• Supplied material
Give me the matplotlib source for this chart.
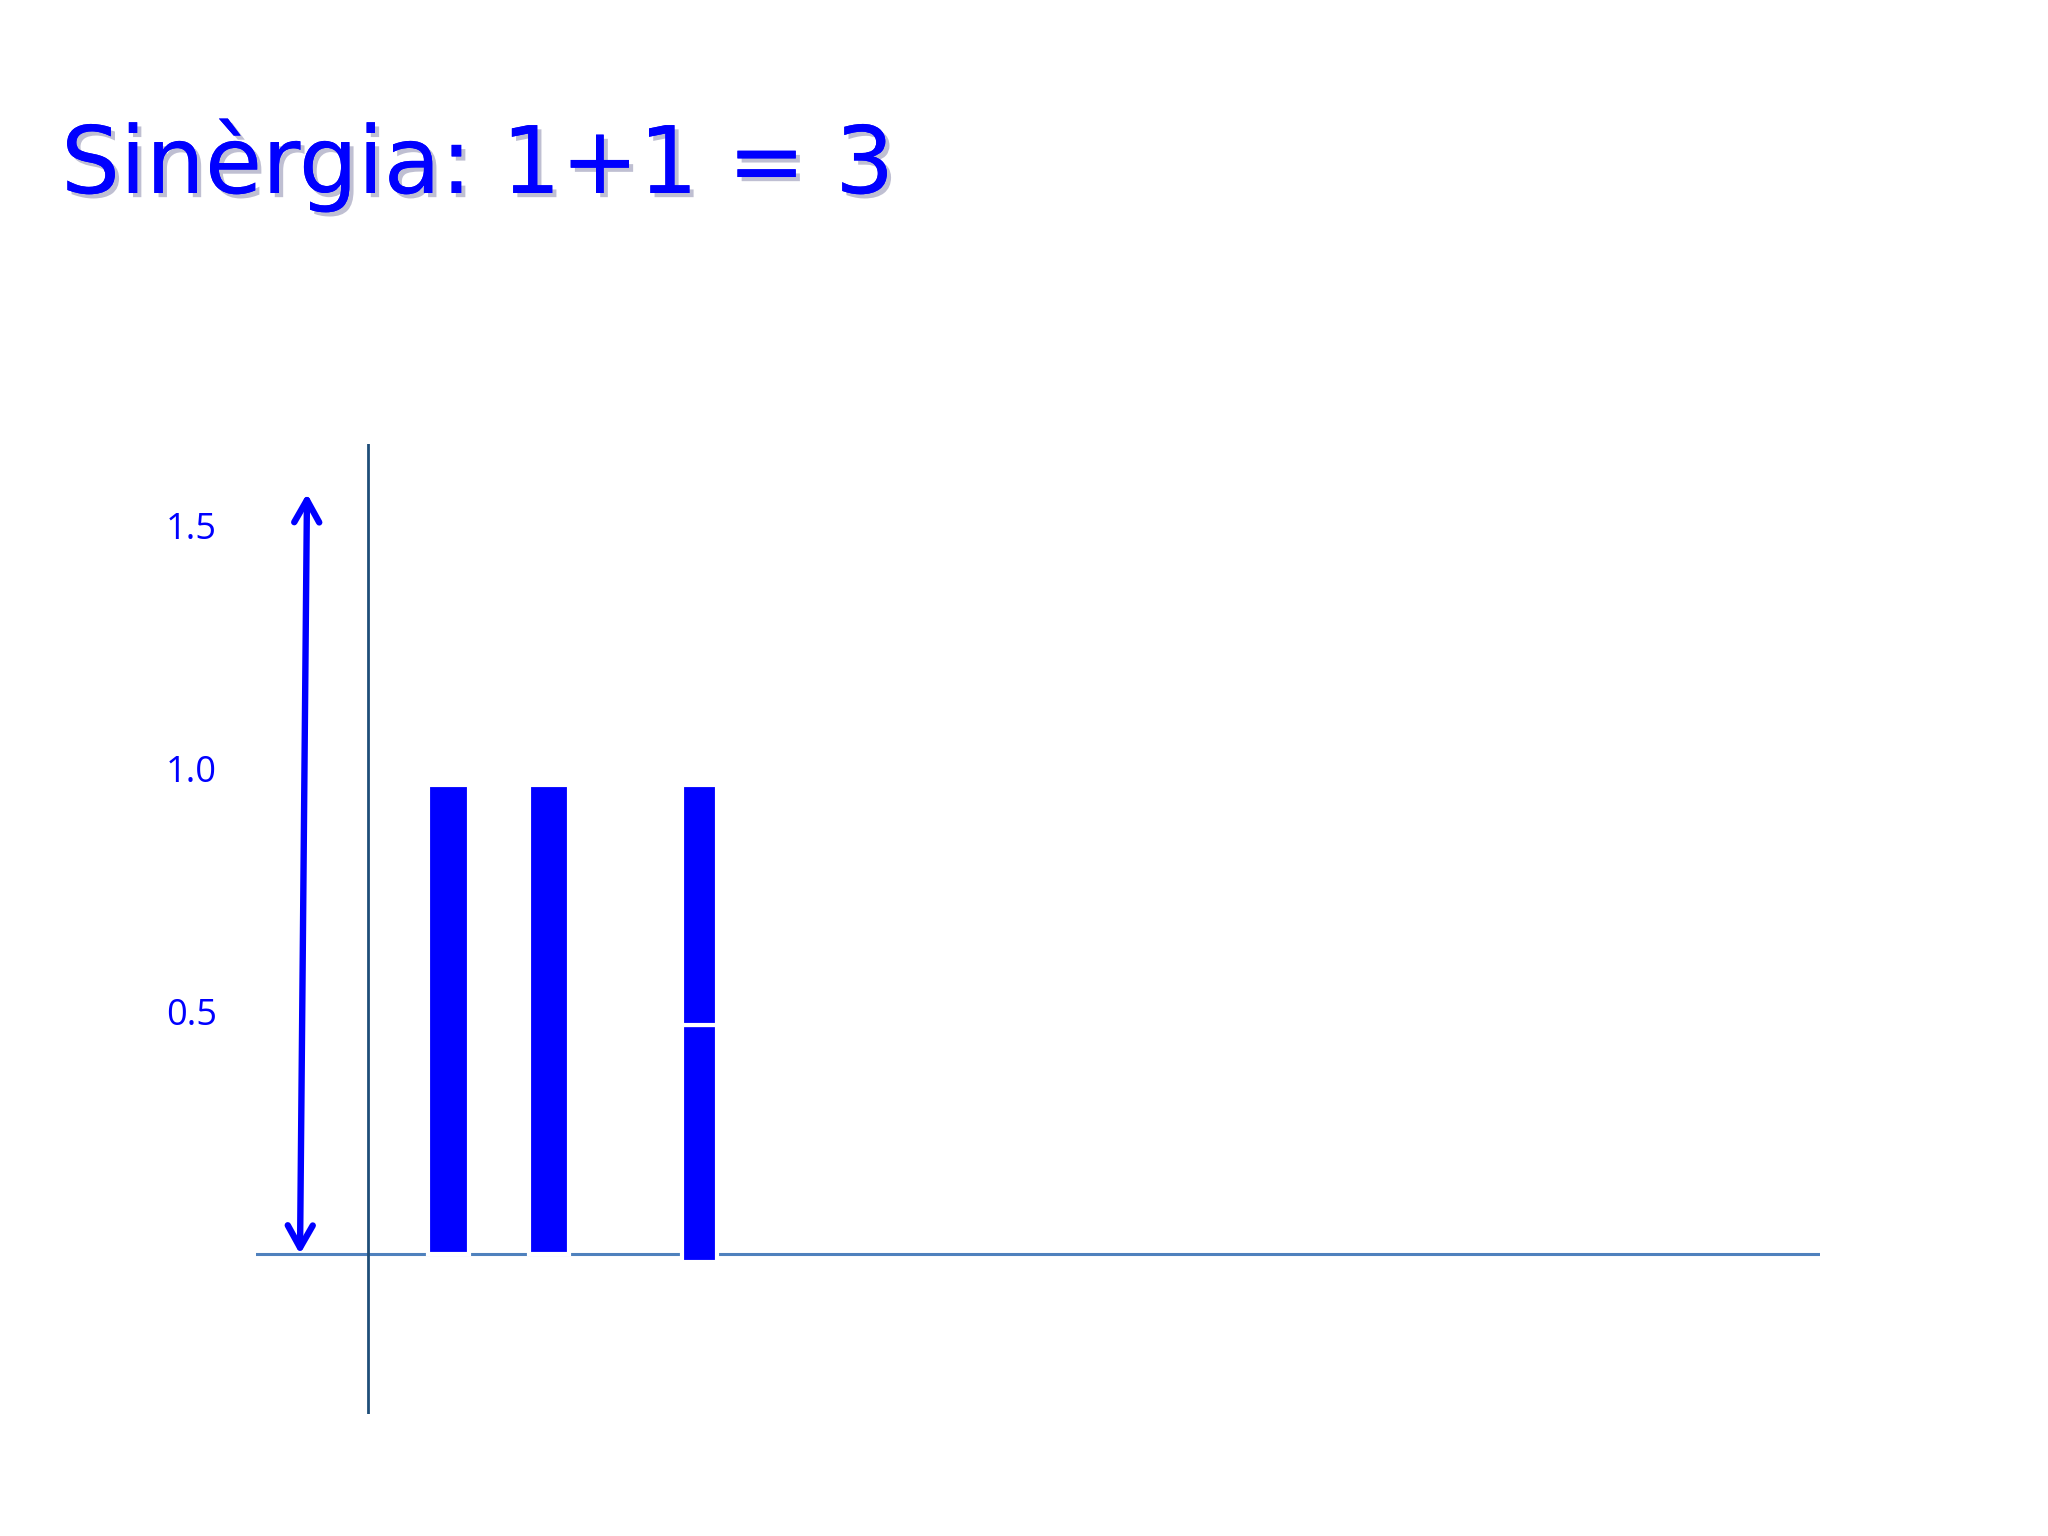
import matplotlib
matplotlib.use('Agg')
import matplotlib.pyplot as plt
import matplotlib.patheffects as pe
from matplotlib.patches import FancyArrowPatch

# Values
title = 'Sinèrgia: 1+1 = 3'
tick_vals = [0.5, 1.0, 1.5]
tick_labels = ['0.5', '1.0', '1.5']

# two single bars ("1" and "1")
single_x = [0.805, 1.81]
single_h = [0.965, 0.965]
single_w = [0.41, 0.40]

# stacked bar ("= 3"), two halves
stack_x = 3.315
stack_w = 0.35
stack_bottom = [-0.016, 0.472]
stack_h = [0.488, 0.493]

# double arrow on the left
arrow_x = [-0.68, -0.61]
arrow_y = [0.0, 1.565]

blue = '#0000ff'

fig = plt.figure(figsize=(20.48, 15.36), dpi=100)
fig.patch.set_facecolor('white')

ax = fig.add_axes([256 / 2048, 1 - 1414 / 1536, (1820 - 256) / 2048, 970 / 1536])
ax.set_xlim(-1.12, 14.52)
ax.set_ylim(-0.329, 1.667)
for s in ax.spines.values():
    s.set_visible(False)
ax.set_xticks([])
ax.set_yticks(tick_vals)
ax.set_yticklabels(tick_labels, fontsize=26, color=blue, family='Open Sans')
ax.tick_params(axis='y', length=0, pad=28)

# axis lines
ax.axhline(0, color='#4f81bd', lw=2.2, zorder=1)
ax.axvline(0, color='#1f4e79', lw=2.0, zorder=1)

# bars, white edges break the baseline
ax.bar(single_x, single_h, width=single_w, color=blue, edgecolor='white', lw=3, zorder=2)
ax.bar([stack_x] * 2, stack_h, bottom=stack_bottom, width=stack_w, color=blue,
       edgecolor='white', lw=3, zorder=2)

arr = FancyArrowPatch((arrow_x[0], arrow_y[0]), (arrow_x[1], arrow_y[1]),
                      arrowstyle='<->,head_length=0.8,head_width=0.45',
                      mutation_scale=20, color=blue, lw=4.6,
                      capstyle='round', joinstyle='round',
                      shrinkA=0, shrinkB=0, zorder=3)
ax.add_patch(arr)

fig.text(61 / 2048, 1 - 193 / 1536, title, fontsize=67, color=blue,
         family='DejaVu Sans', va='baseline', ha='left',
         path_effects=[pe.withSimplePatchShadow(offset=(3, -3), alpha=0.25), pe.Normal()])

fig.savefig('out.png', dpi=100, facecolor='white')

• Your instructions
State how many lines include the string "matplotlib", and nothing more.

• Result below
6